Pour échapper au dilemme, Andromaque met en place un "innocent stratagème", qui lui permettrait de concilier son devoir d’épouse et sa responsabilité de mère : elle compte épouser Pyrrhus, puis se suicider. Ce stratagème n’est pas si innocent que ça, car il déchaînerait vraisemblablement le malheur de tous (même Astyanax). Andromaque offre à Pyrrhus un marché factice, sachant qu’elle ne respectera pas sa part du contrat : en mourant, elle ne lui laissera d’épouse que son nom et son cadavre. Comment être sûre que Pyrrhus ne tuera pas Astyanax, une fois qu’il aura été trahi par Andromaque ? Andromaque offre deux raisons : la promesse qu’il lui a faite (“Pyrrhus en m’épousant s’en déclare l’appui ; Il suffit : je veux bien m’en reposer sur lui.

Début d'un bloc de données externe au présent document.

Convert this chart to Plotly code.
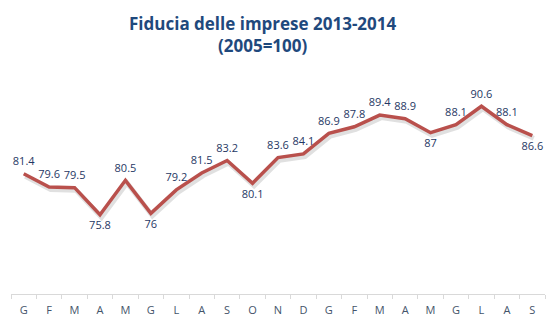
import plotly.graph_objects as go

# Monthly business confidence index, Jan 2013 - Sep 2014 (2005=100)
months = ["G", "F", "M", "A", "M", "G", "L", "A", "S", "O", "N", "D",
          "G", "F", "M", "A", "M", "G", "L", "A", "S"]
values = [81.4, 79.6, 79.5, 75.8, 80.5, 76.0, 79.2, 81.5, 83.2, 80.1, 83.6, 84.1,
          86.9, 87.8, 89.4, 88.9, 87.0, 88.1, 90.6, 88.1, 86.6]
labels = ["81.4", "79.6", "79.5", "75.8", "80.5", "76", "79.2", "81.5", "83.2", "80.1",
          "83.6", "84.1", "86.9", "87.8", "89.4", "88.9", "87", "88.1", "90.6", "88.1", "86.6"]
title_lines = ["Fiducia delle imprese 2013-2014", "(2005=100)"]

FONT = "Open Sans, Liberation Sans, sans-serif"
x = list(range(len(months)))
below = {"75.8", "76", "80.1", "87", "86.6"}
positions = ["bottom center" if lab in below else "top center" for lab in labels]

fig = go.Figure()

# soft shadow under the line
fig.add_trace(go.Scatter(
    x=[v + 0.06 for v in x], y=[v - 0.35 for v in values],
    mode="lines", line=dict(color="rgba(0,0,0,0.12)", width=5),
    hoverinfo="skip", showlegend=False,
))

# invisible markers keep the value labels clear of the line
fig.add_trace(go.Scatter(
    x=x, y=values, mode="lines+markers+text",
    line=dict(color="#B9504C", width=3.5),
    marker=dict(size=8, color="rgba(0,0,0,0)"),
    text=labels, textposition=positions,
    textfont=dict(family=FONT, size=11, color="#1F3864"),
    showlegend=False,
))

# two-line bold title above the plot area
for i, line in enumerate(title_lines):
    fig.add_annotation(
        text="<b>%s</b>" % line, xref="paper", yref="paper",
        x=0.472, y=1.23 - i * 0.102, xanchor="center", yanchor="middle",
        showarrow=False, font=dict(family=FONT, size=17, color="#1F497D"),
    )

fig.update_layout(
    width=555, height=327,
    margin=dict(l=11, r=10, t=74, b=28),
    paper_bgcolor="white", plot_bgcolor="white",
    xaxis=dict(
        range=[-0.5, len(months) - 0.5],
        tickvals=x, ticktext=months,
        ticks="", showgrid=False, zeroline=False,
        showline=True, linecolor="#D9D9D9", linewidth=1,
        ticklabelstandoff=6,
        tickfont=dict(family=FONT, size=11, color="#44546A"),
        minor=dict(tickvals=[i - 0.5 for i in range(len(months) + 1)],
                   ticks="outside", ticklen=4, tickcolor="#D9D9D9", showgrid=False),
    ),
    yaxis=dict(range=[65, 95], visible=False, showgrid=False, zeroline=False),
)

fig.write_html("out.html")
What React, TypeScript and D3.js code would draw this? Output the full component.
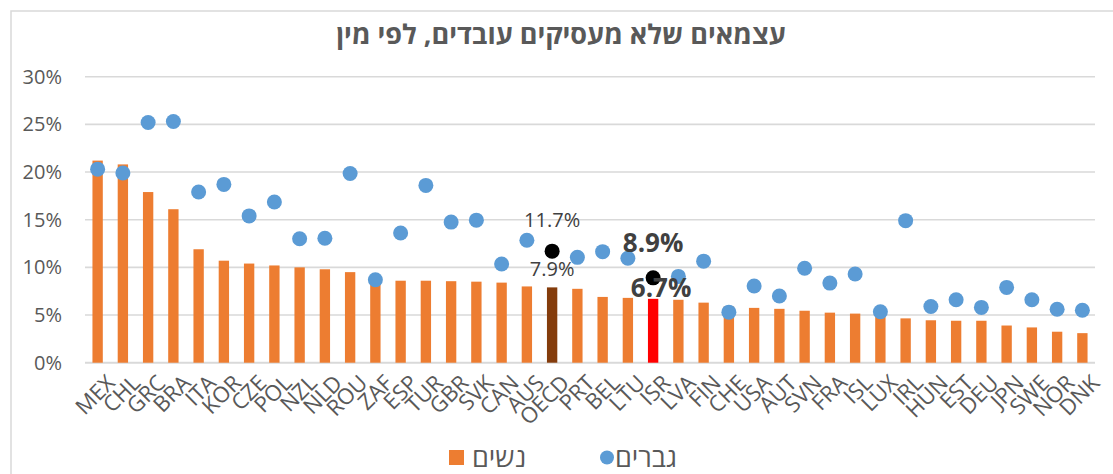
import React from "react";
import { scaleBand, scaleLinear } from "d3";

const countries = ["MEX", "CHL", "GRC", "BRA", "ITA", "KOR", "CZE", "POL", "NZL", "NLD", "ROU", "ZAF", "ESP", "TUR", "GBR", "SVK", "CAN", "AUS", "OECD", "PRT", "BEL", "LTU", "ISR", "LVA", "FIN", "CHE", "USA", "AUT", "SVN", "FRA", "ISL", "LUX", "IRL", "HUN", "EST", "DEU", "JPN", "SWE", "NOR", "DNK"];
// נשים (bars)
const women = [21.2, 20.8, 17.9, 16.1, 11.9, 10.7, 10.4, 10.2, 10.0, 9.8, 9.5, 8.6, 8.6, 8.6, 8.55, 8.5, 8.4, 8.0, 7.9, 7.75, 6.9, 6.8, 6.7, 6.6, 6.3, 5.9, 5.75, 5.65, 5.45, 5.25, 5.15, 5.0, 4.65, 4.45, 4.4, 4.4, 3.9, 3.7, 3.25, 3.1];
// גברים (dots)
const men = [20.3, 19.9, 25.2, 25.3, 17.9, 18.7, 15.4, 16.85, 13.0, 13.05, 19.85, 8.7, 13.6, 18.6, 14.75, 14.95, 10.35, 12.85, 11.7, 11.05, 11.65, 10.95, 8.9, 9.05, 10.65, 5.3, 8.05, 7.0, 9.9, 8.35, 9.3, 5.35, 14.9, 5.9, 6.6, 5.8, 7.9, 6.6, 5.6, 5.5];
const yTicks = [0, 5, 10, 15, 20, 25, 30];

const title = "עצמאים שלא מעסיקים עובדים, לפי מין";
const legendWomen = "נשים";
const legendMen = "גברים";

const W = 1113;
const H = 474;
const font = "'Open Sans', 'DejaVu Sans', sans-serif";
const textColor = "#595959";

export default function App() {
  const x = scaleBand<string>()
    .domain(countries)
    .range([85, 1095])
    .paddingInner(0.59)
    .paddingOuter(0.295);
  const y = scaleLinear().domain([0, 30]).range([362.7, 76.7]);
  const cx = (c: string) => (x(c) as number) + x.bandwidth() / 2;

  const barColor = (c: string) =>
    c === "OECD" ? "#843C0C" : c === "ISR" ? "#FF0000" : "#ED7D31";

  const iO = countries.indexOf("OECD");
  const iI = countries.indexOf("ISR");

  return (
    <svg
      width={W}
      height={H}
      style={{ position: "absolute", left: 0, top: 0, background: "#fff" }}
      fontFamily={font}
    >
      <rect x={11} y={11} width={1110} height={480} fill="#fff" stroke="#d9d9d9" strokeWidth={1.5} />
      <text x={561} y={44} textAnchor="middle" fontSize={27} fontWeight="bold" fill={textColor}>
        {title}
      </text>

      {yTicks.map((t) => (
        <g key={t}>
          <line x1={85} x2={1095} y1={y(t)} y2={y(t)} stroke="#d9d9d9" strokeWidth={t === 0 ? 2 : 1.6} />
          <text x={62} y={y(t)} dy="0.35em" textAnchor="end" fontSize={20} fill={textColor}>
            {t}%
          </text>
        </g>
      ))}

      {countries.map((c, i) => (
        <rect
          key={c}
          x={x(c)}
          y={y(women[i])}
          width={x.bandwidth()}
          height={y(0) - y(women[i])}
          fill={barColor(c)}
        />
      ))}

      {countries.map((c, i) =>
        c === "OECD" || c === "ISR" ? null : (
          <circle key={c} cx={cx(c)} cy={y(men[i])} r={7.5} fill="#5B9BD5" />
        )
      )}
      {[iO, iI].map((i) => (
        <circle key={i} cx={cx(countries[i])} cy={y(men[i])} r={7.5} fill="#000" />
      ))}

      {/* OECD labels */}
      <text x={cx("OECD")} y={y(men[iO]) - 24} textAnchor="middle" fontSize={20} fill="#404040">
        {men[iO].toFixed(1)}%
      </text>
      <text x={cx("OECD")} y={y(women[iO]) - 11} textAnchor="middle" fontSize={20} fill="#404040">
        {women[iO].toFixed(1)}%
      </text>
      {/* ISR labels */}
      <text x={cx("ISR")} y={y(men[iI]) - 26} textAnchor="middle" fontSize={26} fontWeight="bold" fill="#404040">
        {men[iI].toFixed(1)}%
      </text>
      <text x={cx("ISR") + 8} y={y(women[iI]) - 2} textAnchor="middle" fontSize={26} fontWeight="bold" fill="#404040">
        {women[iI].toFixed(1)}%
      </text>

      {countries.map((c) => (
        <text
          key={c}
          transform={`translate(${cx(c) + 7},${y(0) + 10}) rotate(-45)`}
          textAnchor="end"
          dy="0.75em"
          fontSize={22}
          fill={textColor}
        >
          {c}
        </text>
      ))}

      {/* legend */}
      <rect x={449} y={450} width={15} height={15} fill="#ED7D31" />
      <text x={472} y={467} fontSize={27} fill={textColor}>
        {legendWomen}
      </text>
      <circle cx={607} cy={457.5} r={7} fill="#5B9BD5" />
      <text x={615} y={467} fontSize={27} fill={textColor}>
        {legendMen}
      </text>
    </svg>
  );
}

Je sais quel est Pyrrhus : violent, mais sincère, Céphise, il fera plus qu’il n’a promis de faire") et sa fierté, qui sera piquée par la demande des Grecs qu’il rende le fils d’Hector (“Sur le courroux des Grecs je m’en repose encor : Leur haine va donner un père au fils d’Hector”). Toutefois, quelle est la valeur de la promesse d’un homme qui a brisé son serment à Ménélas et déshonoré sa fiancée, trahi son alliance avec les Grecs en décidant d’épouser une Troyenne ?
En réalité, le choix d’Andromaque met en péril la vie d’Astyanax. Et même si Pyrrhus décidait de ne pas tuer Astyanax, serait-il heureux? Il réaliserait bien un jour “[q]ue Pyrrhus est son maître, et qu’il est fils d’Hector.” (Cela est justement la contradiction à laquelle Andromaque tente d’échapper). Lorsqu’elle demande à Céphise de veiller sur lui, sa conclusion est égoïste : “J’irai seule rejoindre Hector et mes aïeux.”
Or, à la fin de la pièce, un retournement inattendu vient bouleverser l’issue tragique orchestrée par Andromaque : Pyrrhus est assassiné par Oreste (sur ordre d’Hermione, ordre que celle-ci regrette par la suite) juste après le mariage. Pylade annonce : "Andromaque elle-même, à Pyrrhus si rebelle, Lui rend tous les devoirs d’une veuve fidèle, Commande qu’on le venge, et peut-être sur nous Veut venger Troie encore et son premier époux."
Ainsi, suite au mariage et à la mort de Pyrrhus, Andromaque et son fils sont redevenus maîtres de leur destin. C’est une fin qui donne presque l’impression d’échapper au tragique : tandis que les trois autres personnages connaissent un destin terrible (Pyrrhus est tué, Hermione se suicide, Oreste devient fou), Andromaque est sauvée (et triomphe même politiquement !). Astyanax survit également, couronné par Pyrrhus “roi des Troyens” (et non des Épirotes, c’est-à-dire que son identité de Troyen et fils d’Hector demeure intacte). Toutefois, l’identité d’Andromaque est remise en question : elle est présentée par Pylade comme “veuve fidèle” de Pyrrhus, définie par sa fidélité à son nouveau mari. Son infidélité à Hector et à Troie est peut-être la plus grande tragédie pour elle—pire que la mort.